The most common hash function is to take the reminder of the key divided by the size of the hash table, that is, h(k) = k mod m. A more complicated version is h(k) = f(k) mod m, where f(k) does additional calculation to reduce collision, and the reminder operation makes the function value to cover the whole table. A similar approach is h(k) = floor(g(k) * m), where g(k) maps k into the range of [0, 1).

Common collision handling methods can be divided into two types, open addressing, where all elements are stored in the table itself, and separate chaining, where "overflow" elements are stored at the outside of the table.

Separate chaining requires additional space, though is conceptually simpler than open addressing.

In open addressing, the hash function generates a probe sequence to tell the element where to go if the slot indicated by the hash function is already occupied. Such a sequence can depend on the key (such as double hashing) or follow a fixed pattern (such as linear and quadratic probing). In either way, element comparisons are necessary, as collision can happen in multiple places.

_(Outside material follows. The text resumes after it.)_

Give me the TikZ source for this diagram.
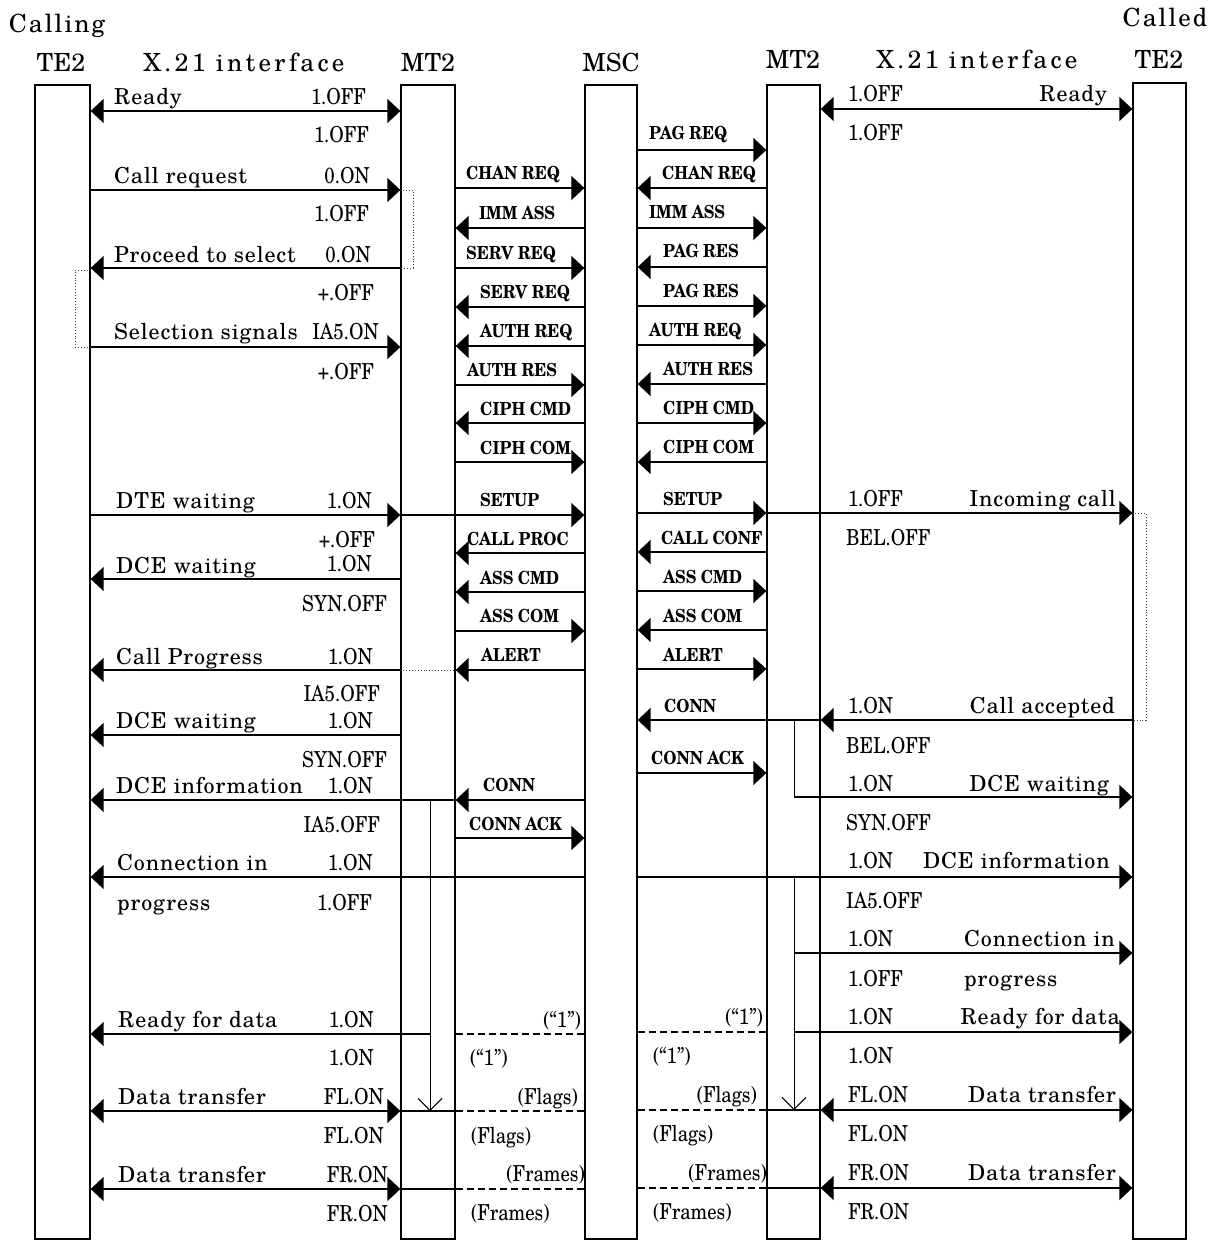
\documentclass[tikz,border=0pt]{standalone}
\usepackage{fontspec}
\setmainfont{texgyreschola-regular.otf}
\newfontfamily\sigfont{texgyreschola-bold.otf}[FakeStretch=0.88]
\usetikzlibrary{arrows.meta}
\newcounter{tn}
\newcommand\Tx[4]{\stepcounter{tn}\node[#1] (t\arabic{tn}) at (#2,#3) {#4};}
\newcommand\Ar[3]{\draw[msg,->] (#1|-0,#3) -- (#2|-0,#3);}
\newcommand\Ab[3]{\draw[msg,<->] (#1|-0,#3) -- (#2|-0,#3);}
\newcommand\Ln[4]{\draw[#1] (#2|-0,#4) -- (#3|-0,#4);}
\tikzset{
  life/.style={draw, line width=1.3pt, inner sep=0pt},
  msg/.style={line width=1.5pt},
  >={Triangle[length=13pt,width=24pt]},
  dotbr/.style={dotted, line width=0.9pt, black!75},
  dashln/.style={dash pattern=on 7pt off 4pt, line width=1.3pt},
  innerln/.style={line width=1pt},
  lab/.style={font={\fontsize{22}{24}\selectfont\addfontfeature{LetterSpace=4}}, inner sep=0pt},
  val/.style={font={\fontsize{22}{24}\selectfont\addfontfeature{FakeStretch=0.85}}, inner sep=0pt},
  sig/.style={font={\sigfont\fontsize{18}{20}\selectfont}, inner sep=0pt},
  lw/.style={lab, anchor=base west}, le/.style={lab, anchor=base east},
  vw/.style={val, anchor=base west}, ve/.style={val, anchor=base east},
  sw/.style={sig, anchor=base west}, se/.style={val, anchor=base east}, pw/.style={val, anchor=base west},
  hdr/.style={font={\fontsize{25}{27}\selectfont}, inner sep=0pt, anchor=base},
  hdrl/.style={font={\fontsize{25}{27}\selectfont\addfontfeature{LetterSpace=8}}, inner sep=0pt, anchor=base},
  hdrx/.style={font={\fontsize{25}{27}\selectfont\addfontfeature{LetterSpace=13}}, inner sep=0pt, anchor=base},
}
\begin{document}
\begin{tikzpicture}[x=1pt,y=-1pt]
\useasboundingbox (0,0) rectangle (1218,1241);
\fill[white] (0,0) rectangle (1218,1241);
% headers
\Tx{hdrl}{57}{33}{Calling}
\Tx{hdr}{61}{72}{TE2}
\Tx{hdrx}{244}{72}{X.21 interface}
\Tx{hdr}{428}{72}{MT2}
\Tx{hdr}{611}{72}{MSC}
\Tx{hdr}{793}{69}{MT2}
\Tx{hdrx}{977}{69}{X.21 interface}
\Tx{hdr}{1159}{69}{TE2}
\Tx{hdrl}{1165}{27}{Called}
% lifelines
\node[life, minimum width=55pt, minimum height=1154pt] (A) at (62.5,662) {};
\node[life, minimum width=54pt, minimum height=1154pt] (B) at (428,662) {};
\node[life, minimum width=52pt, minimum height=1154pt] (C) at (611,662) {};
\node[life, minimum width=53pt, minimum height=1154pt] (D) at (793.5,662) {};
\node[life, minimum width=53pt, minimum height=1156pt] (E) at (1159.5,661) {};
% ---- A - B
\Ab{A.east}{B.west}{111}
\Ar{A.east}{B.west}{190}
\Ar{B.west}{A.east}{268}
\Ar{A.east}{B.west}{347}
\Ar{A.east}{B.west}{515}
\Ar{B.west}{C.west}{515}
\Ar{B.west}{A.east}{579}
\Ar{B.west}{A.east}{670}
\Ln{dotbr}{B.west}{B.east}{670}
\Ar{B.west}{A.east}{735}
\Ar{C.west}{B.east}{800}
\Ar{B.east}{A.east}{800}
\Ar{C.west}{A.east}{877}
\Ar{C.east}{E.west}{877}
\coordinate (bi1) at (430,800);
\coordinate (bi2) at (430,1111);
\coordinate (bi3) at (430,1034);
\draw[innerln,-{Straight Barb[length=12pt,width=24pt]}] (bi1) -- (bi2);
\Ar{bi3}{A.east}{1034}
\Ln{dashln}{B.east}{C.west}{1034}
\Ab{A.east}{B.west}{1111}
\Ln{msg}{B.west}{B.east}{1111}
\Ln{dashln}{B.east}{C.west}{1111}
\Ab{A.east}{B.west}{1189}
\Ln{msg}{B.west}{B.east}{1189}
\Ln{dashln}{B.east}{C.west}{1189}
% brackets
\draw[dotbr] (B.west|-0,190) -| (413,268) -- (B.west|-0,268);
\draw[dotbr] (A.east|-0,270) -| (75,347) -- (A.east|-0,347);
\draw[dotbr] (E.west|-0,513) -| (1146,720) -- (E.west|-0,720);
% ---- B - C
\Ar{B.east}{C.west}{188}
\Ar{C.west}{B.east}{228}
\Ar{B.east}{C.west}{268}
\Ar{C.west}{B.east}{307}
\Ar{C.west}{B.east}{346}
\Ar{B.east}{C.west}{385}
\Ar{C.west}{B.east}{423}
\Ar{B.east}{C.west}{462}
\Ar{C.west}{B.east}{553}
\Ar{C.west}{B.east}{592}
\Ar{B.east}{C.west}{631}
\Ar{C.west}{B.east}{670}
\Ar{B.east}{C.west}{838}
% ---- C - D
\Ar{C.east}{D.west}{150}
\Ar{D.west}{C.east}{188}
\Ar{C.east}{D.west}{228}
\Ar{D.west}{C.east}{267}
\Ar{C.east}{D.west}{306}
\Ar{C.east}{D.west}{345}
\Ar{D.west}{C.east}{384}
\Ar{C.east}{D.west}{423}
\Ar{D.west}{C.east}{462}
\Ar{C.east}{D.west}{513}
\Ar{D.west}{E.west}{513}
\Ar{D.west}{C.east}{552}
\Ar{C.east}{D.west}{591}
\Ar{D.west}{C.east}{630}
\Ar{C.east}{D.west}{669}
\Ar{E.west}{D.east}{720}
\Ar{D.east}{C.east}{720}
\Ar{C.east}{D.west}{773}
\Ln{dashln}{C.east}{D.west}{1032}
\Ln{dashln}{C.east}{D.west}{1110}
\Ln{msg}{D.west}{D.east}{1110}
\Ab{D.east}{E.west}{1110}
\Ln{dashln}{C.east}{D.west}{1188}
\Ln{msg}{D.west}{D.east}{1188}
\Ab{D.east}{E.west}{1188}
% ---- D - E
\Ab{D.east}{E.west}{109}
\coordinate (di1) at (794,720);
\coordinate (di2) at (794,797);
\coordinate (di3) at (794,877);
\coordinate (di4) at (794,1110);
\coordinate (di5) at (794,953);
\coordinate (di6) at (794,1032);
\draw[innerln] (di1) -- (di2);
\draw[innerln,-{Straight Barb[length=12pt,width=24pt]}] (di3) -- (di4);
\Ar{di2}{E.west}{797}
\Ar{di5}{E.west}{953}
\Ar{di6}{E.west}{1032}
% ---- left texts
\Tx{lw}{114}{105}{Ready}\Tx{ve}{366}{105}{1.OFF}
\Tx{ve}{369}{143}{1.OFF}
\Tx{lw}{114}{184}{Call request}\Tx{ve}{370}{184}{0.ON}
\Tx{ve}{369}{222}{1.OFF}
\Tx{lw}{114}{262}{Proceed to select}\Tx{ve}{371}{262}{0.ON}
\Tx{ve}{374}{300}{+.OFF}
\Tx{lw}{114}{339}{Selection signals}\Tx{ve}{379}{339}{IA5.ON}
\Tx{ve}{374}{379}{+.OFF}
\Tx{lw}{116}{508}{DTE waiting}\Tx{ve}{372}{508}{1.ON}
\Tx{ve}{375}{547}{+.OFF}
\Tx{lw}{116}{573}{DCE waiting}\Tx{ve}{372}{571}{1.ON}
\Tx{ve}{387}{611}{SYN.OFF}
\Tx{lw}{116}{664}{Call Progress}\Tx{ve}{373}{664}{1.ON}
\Tx{ve}{380}{701}{IA5.OFF}
\Tx{lw}{116}{728}{DCE waiting}\Tx{ve}{373}{728}{1.ON}
\Tx{ve}{387}{767}{SYN.OFF}
\Tx{lw}{116}{793}{DCE information}\Tx{ve}{373}{793}{1.ON}
\Tx{ve}{380}{832}{IA5.OFF}
\Tx{lw}{117}{870}{Connection in}\Tx{ve}{373}{870}{1.ON}
\Tx{lw}{117}{910}{progress}\Tx{ve}{372}{910}{1.OFF}
\Tx{lw}{118}{1027}{Ready for data}\Tx{ve}{374}{1027}{1.ON}
\Tx{ve}{374}{1065}{1.ON}
\Tx{lw}{118}{1104}{Data transfer}\Tx{ve}{384}{1104}{FL.ON}
\Tx{ve}{384}{1143}{FL.ON}
\Tx{lw}{118}{1182}{Data transfer}\Tx{ve}{388}{1182}{FR.ON}
\Tx{ve}{388}{1221}{FR.ON}
% ---- right texts
\Tx{vw}{848}{102}{1.OFF}\Tx{le}{1107}{102}{Ready}
\Tx{vw}{848}{141}{1.OFF}
\Tx{vw}{848}{506}{1.OFF}\Tx{le}{1116}{506}{Incoming call}
\Tx{vw}{846}{545}{BEL.OFF}
\Tx{vw}{848}{713}{1.ON}\Tx{le}{1115}{713}{Call accepted}
\Tx{vw}{846}{753}{BEL.OFF}
\Tx{vw}{848}{791}{1.ON}\Tx{le}{1109}{791}{DCE waiting}
\Tx{vw}{846}{830}{SYN.OFF}
\Tx{vw}{848}{868}{1.ON}\Tx{le}{1110}{868}{DCE information}
\Tx{vw}{846}{908}{IA5.OFF}
\Tx{vw}{848}{946}{1.ON}\Tx{lw}{964}{946}{Connection in}
\Tx{vw}{848}{986}{1.OFF}\Tx{lw}{964}{986}{progress}
\Tx{vw}{848}{1024}{1.ON}\Tx{le}{1120}{1024}{Ready for data}
\Tx{vw}{848}{1063}{1.ON}
\Tx{vw}{848}{1102}{FL.ON}\Tx{le}{1116}{1102}{Data transfer}
\Tx{vw}{848}{1141}{FL.ON}
\Tx{vw}{848}{1180}{FR.ON}\Tx{le}{1116}{1180}{Data transfer}
\Tx{vw}{848}{1219}{FR.ON}
% ---- B-C message labels
\Tx{sw}{466}{180}{CHAN REQ}
\Tx{sw}{479}{220}{IMM ASS}
\Tx{sw}{466}{259}{SERV REQ}
\Tx{sw}{480}{298}{SERV REQ}
\Tx{sw}{480}{337}{AUTH REQ}
\Tx{sw}{467}{376}{AUTH RES}
\Tx{sw}{480}{415}{CIPH CMD}
\Tx{sw}{480}{454}{CIPH COM}
\Tx{sw}{480}{506}{SETUP}
\Tx{sw}{467}{545}{CALL PROC}
\Tx{sw}{480}{584}{ASS CMD}
\Tx{sw}{480}{622}{ASS COM}
\Tx{sw}{481}{661}{ALERT}
\Tx{sw}{483}{791}{CONN}
\Tx{sw}{469}{830}{CONN ACK}
\Tx{se}{581}{1027}{(``1'')}
\Tx{pw}{470}{1065}{(``1'')}
\Tx{se}{578}{1104}{(Flags)}
\Tx{pw}{471}{1143}{(Flags)}
\Tx{se}{585}{1181}{(Frames)}
\Tx{pw}{471}{1220}{(Frames)}
% ---- C-D message labels
\Tx{sw}{649}{140}{PAG REQ}
\Tx{sw}{662}{180}{CHAN REQ}
\Tx{sw}{649}{219}{IMM ASS}
\Tx{sw}{663}{258}{PAG RES}
\Tx{sw}{663}{297}{PAG RES}
\Tx{sw}{649}{336}{AUTH REQ}
\Tx{sw}{663}{375}{AUTH RES}
\Tx{sw}{663}{414}{CIPH CMD}
\Tx{sw}{663}{453}{CIPH COM}
\Tx{sw}{663}{505}{SETUP}
\Tx{sw}{661}{544}{CALL CONF}
\Tx{sw}{663}{583}{ASS CMD}
\Tx{sw}{663}{622}{ASS COM}
\Tx{sw}{663}{661}{ALERT}
\Tx{sw}{664}{712}{CONN}
\Tx{sw}{651}{764}{CONN ACK}
\Tx{se}{763}{1024}{(``1'')}
\Tx{pw}{653}{1063}{(``1'')}
\Tx{se}{757}{1102}{(Flags)}
\Tx{pw}{653}{1141}{(Flags)}
\Tx{se}{767}{1180}{(Frames)}
\Tx{pw}{653}{1219}{(Frames)}
\end{tikzpicture}
\end{document}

After deletion, the released space still needs to be marked for the following search to pass through.

Under the assumption that each possible probing sequence is equally probable, and that the load factor of the hash table α (number of elements / table size) is less than 1, there are the following conclusions:

• Theorem 11.6: The expected number of probes in an unsuccessful search is at most 1/(1 − α).
• Corollary 11.7: The expected number of probes in an insertion is at most 1/(1 − α).
• Theorem 11.8: The expected number of probes in a successful search is at most (1/α) ln (1/(1 − α)).
Therefore, the average cost of the major operations of a hash table is Θ(1), though the worst-case cost is still Θ(n).